Sunday, December 22, 2024

Pennsylvania investor sues in federal court over cannabis license residency requirement

Federal Court
Cannabis

Licensed legal sales begain Oct. 2020 | Pixabay

A resident of Pennsylvania and an investor in its cannabis program, Mark Toigo would like to apply for a medical marijuana license in Missouri, however state law prevents him from doing so. 

That's because, under Missouri’s residency requirement, non-residents are disallowed from securing medical use marijuana licenses and from owning a majority of any Missouri company that holds a medical marijuana license.

“I don't see any rational basis to have a residency requirement,” Toigo’s attorney Benjamin Stelter-Embry said. “I understand this state's desire to restrict their marijuana markets to in-state residents but it flies in the face of what the Supreme Court has ruled for decades and decades.”

Toigo has sued Missouri’s Department of Health and Senior Services in an attempt to outlaw the state requirement that medical marijuana licenses should only be awarded to Missouri based business owners.

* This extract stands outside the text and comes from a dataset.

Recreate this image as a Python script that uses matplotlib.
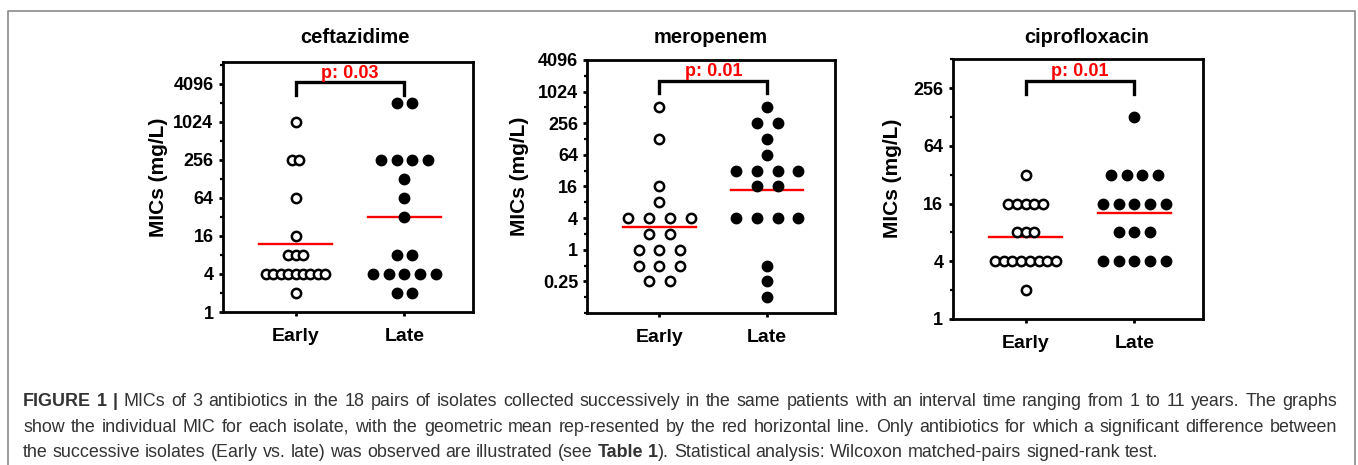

“It's not explicitly stated but the courts for hundreds of years have found restrictions that favor in-state residents over out of state residents on a whole cornucopia of trade issues are violations of the constitution,” Stelter-Embry told the St. Louis Record.

Filed on Dec. 11, the lawsuit further alleges that if the requirement is not enjoined by the federal court, smaller Missouri businesses that are looking for financial assistance from family members and acquaintances residing beyond Missouri’s borders will be impeded.

“The inability for in-state residents to raise capital from out-of-state investors could certainly affect in-state residents who could have obtained a license or would be a good business person to have in that market but they just can't do it because they don't have the funds themselves,” Stelter-Embry said in an interview.

The first licensed sales began in October 2020 after medical use was legalized in 2018 through a ballot initiative to amend the state constitution.

“The federal government has chosen not to prosecute any of these businesses that have been operating medical and or recreational marijuana establishments and even though you can't take marijuana out of the state, there shouldn't be any prohibitions on out of state investors to engage in those business practices,” Stelter-Embry said.

Toigo’s attorney filed the complaint seeking injunctive relief in the Western District of Missouri Central Division, alleging the state is discriminating against non-residents and that the residency requirement violates the commerce clause of the U.S. Constitution.

“The dormant commerce clause prohibits restrictions on trade between the states and this was one of the central reasons that the articles of Confederation failed was because there was all this protectionist behavior happening between the States,” Stelter-Embry said.

As a result, when the U.S. Constitution was drafted a commerce clause was included.

“Residency requirements don't exist in many States and several states that had residency requirements in their marijuana statutes like Maine threw them out because a district court in Maine recently found the residency requirements were unconstitutional,” Stelter-Embry said.

The case is currently pending in the hands of U.S. District Judge Nanette K Laughrey who was nominated by former President Bill Clinton.